The awful fate of the Israelites and the chief priests and Pharisees wasn’t because the Lord God didn’t do everything necessary for their salvation. Jesus atoned for their sins, too. But their unbelief kept them from receiving what the Lord God had for them. The same is true for you. Christ has done everything for you, His vine. Faithful participation in His covenant delivers it to you and delivers you from “a miserable death.”

That is what your Lord wants you to learn from these vineyard allegories. Though they speak of judgment and wrath, they also display a merciful graciousness. At the end of His statement, Jesus says: “The kingdom of God will be taken away from [the chief priests and Pharisees] and given to a people producing its fruits.” That statement speaks of you: you are “the people producing its fruits,” as you participate in the covenant promises. Salvation—a most blessed fate opposite of “a miserable death”—is yours as you have been baptized into Christ’s death and resurrection, as you hear Christ’s words of forgiveness and believe them, as you receive His body and blood of the new covenant in the Eucharist, and as the Spirit works in you through these things to produce the fruits of righteousness.

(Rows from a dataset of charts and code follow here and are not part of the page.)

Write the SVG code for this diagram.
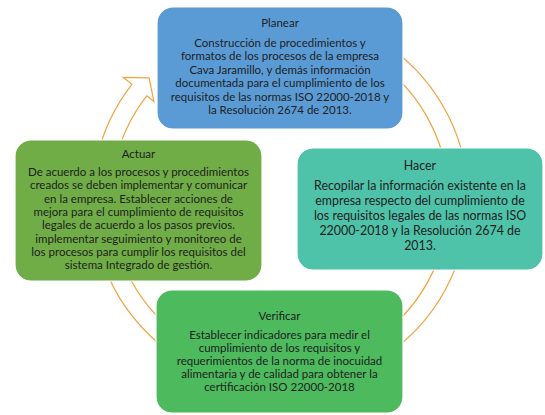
<svg xmlns="http://www.w3.org/2000/svg" width="545" height="415" viewBox="0 0 545 415">
<style>
.box{stroke:#ffffff;stroke-width:1.2}
.t{font-family:Lato,"Liberation Sans",sans-serif;fill:#1e1e1e;text-anchor:middle}
.s1{font-size:11.5px}
.s2{font-size:12.4px}
.ring{fill:#ffffff;stroke:#f4a340;stroke-width:1.2;stroke-linejoin:miter}
</style>
<rect width="545" height="415" fill="#ffffff"/>
<g id="connectors">
<path class="ring" d="M 215.7 23.3 A 188 188 0 1 1 131.9 84.3 L 123.2 77.5 L 149.1 77.9 L 153.9 101.5 L 146.8 95.9 A 169 169 0 1 0 222.2 41.2 Z"/>
</g>
<g id="planear">
<rect class="box" x="157" y="7" width="246" height="122" rx="16" fill="#5b9bd5"/>
<text class="t s1" x="280" y="27">Planear</text>
<text class="t s1" x="280" y="47">Construcción de procedimientos y</text>
<text class="t s1" x="280" y="60.4">formatos de los procesos de la empresa</text>
<text class="t s1" x="280" y="73.8">Cava Jaramillo, y demás información</text>
<text class="t s1" x="280" y="87.2">documentada para el cumplimiento de los</text>
<text class="t s1" x="280" y="100.6">requisitos de las normas ISO 22000-2018 y</text>
<text class="t s1" x="280" y="114">la Resolución 2674 de 2013.</text>
</g>
<g id="hacer">
<rect class="box" x="297" y="148" width="246" height="122" rx="16" fill="#4ec3aa"/>
<text class="t s2" x="420" y="170">Hacer</text>
<text class="t s2" x="420" y="190">Recopilar la información existente en la</text>
<text class="t s2" x="420" y="205">empresa respecto del cumplimiento de</text>
<text class="t s2" x="420" y="220">los requisitos legales de las normas ISO</text>
<text class="t s2" x="420" y="235">22000-2018 y la Resolución 2674 de</text>
<text class="t s2" x="420" y="250">2013.</text>
</g>
<g id="actuar">
<rect class="box" x="15" y="140" width="247" height="141" rx="16" fill="#70ad47"/>
<text class="t s1" x="138.5" y="158">Actuar</text>
<text class="t s1" x="138.5" y="176">De acuerdo a los procesos y procedimientos</text>
<text class="t s1" x="138.5" y="189.3">creados se deben implementar y comunicar</text>
<text class="t s1" x="138.5" y="202.6">en la empresa. Establecer acciones de</text>
<text class="t s1" x="138.5" y="215.9">mejora para el cumplimiento de requisitos</text>
<text class="t s1" x="138.5" y="229.2">legales de acuerdo  a los pasos previos.</text>
<text class="t s1" x="138.5" y="242.5">implementar seguimiento y monitoreo de</text>
<text class="t s1" x="138.5" y="255.8">los procesos para cumplir los requisitos del</text>
<text class="t s1" x="138.5" y="269.1">sistema Integrado de gestión.</text>
</g>
<g id="verificar">
<rect class="box" x="156" y="290" width="247" height="123" rx="16" fill="#4dba5e"/>
<text class="t s1" x="279.5" y="320">Verificar</text>
<text class="t s1" x="279.5" y="339">Establecer indicadores para medir el</text>
<text class="t s1" x="279.5" y="352">cumplimiento de los requisitos y</text>
<text class="t s1" x="279.5" y="365">requerimientos de la norma de inocuidad</text>
<text class="t s1" x="279.5" y="378">alimentaria y de calidad para obtener la</text>
<text class="t s1" x="279.5" y="391">certificación ISO 22000-2018</text>
</g>
</svg>
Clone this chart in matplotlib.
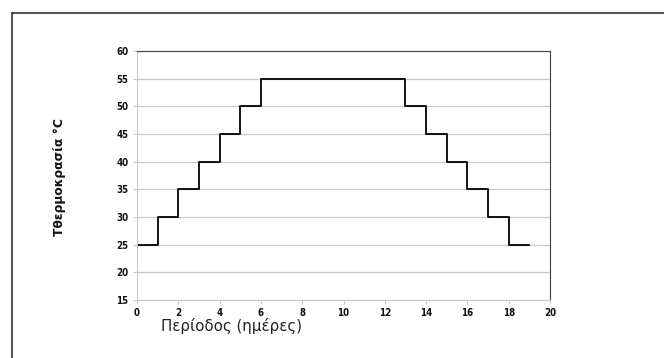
import matplotlib.pyplot as plt
from matplotlib.lines import Line2D

# heating schedule: day -> temperature (held until next day)
days = [0, 1, 2, 3, 4, 5, 6, 7, 8, 9, 10, 11, 12, 13, 14, 15, 16, 17, 18, 19]
temps = [25, 30, 35, 40, 45, 50, 55, 55, 55, 55, 55, 55, 55, 50, 45, 40, 35, 30, 25, 25]

xticks = list(range(0, 21, 2))
yticks = list(range(15, 61, 5))

fig = plt.figure(figsize=(6.64, 3.58), dpi=100)
ax = fig.add_axes([137/664, 1-300/358, (550-137)/664, (300-51)/358])

ax.step(days, temps, where='post', color='black', lw=1.3)

ax.set_xlim(0, 20)
ax.set_ylim(15, 60)
ax.set_xticks(xticks)
ax.set_yticks(yticks)
ax.yaxis.grid(True, color='#c8c8c8', lw=0.9)
ax.set_axisbelow(True)

for s in ['left', 'bottom']:
    ax.spines[s].set_color('#c8c8c8')
for s in ['top', 'right']:
    ax.spines[s].set_color('#404040')
ax.tick_params(length=3, width=0.8, color='#c8c8c8', pad=3)
for lab in ax.get_xticklabels() + ax.get_yticklabels():
    lab.set_fontsize(7)
    lab.set_fontweight('bold')
    lab.set_fontstretch('condensed')
    lab.set_color('#111111')

fig.text(232/664, 1-326/358, 'Περίοδος (ημέρες)', ha='center', va='center',
         fontsize=10.8, color='#222222')
fig.text(60/664, 1-177/358, 'Τθερμοκρασία °C', ha='center', va='center',
         rotation=90, fontsize=8.8, fontweight='bold', color='#111111')

# outer chart frame (left and top edges)
fig.add_artist(Line2D([12/664, 12/664], [0, 1-13/358], color='#333333', lw=1.2,
                      transform=fig.transFigure))
fig.add_artist(Line2D([12/664, 1], [1-13/358, 1-13/358], color='#333333', lw=1.2,
                      transform=fig.transFigure))

fig.savefig('out.png', dpi=100)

This is what the psalmist knew, as we prayed today. Asaph knew about the covenant and the faithfulness of the Lord God to it. And in repentance, he writes: “Let Your hand be on the man of Your right hand, the son of man whom You have made strong for Yourself! Then we shall not turn back from You; give us life and we will call upon Your name! Restore us, O Lord God of hosts! Let Your face shine that we may be saved!”

That is the prayer that you, the Lord God’s vineyard, can offer. It is a prayer focused on Christ, “the man of [the Lord God’s] right hand,” and the covenant that He fulfills. Pray it, so that you may be kept faithful in the relationship that He has given to you. Then you shall call upon Him, be restored, and be saved according to His mercy. And you shall live, trusting and participating in the covenant made to you.

T In the Name of the Father and of the Son and of the Holy Spirit.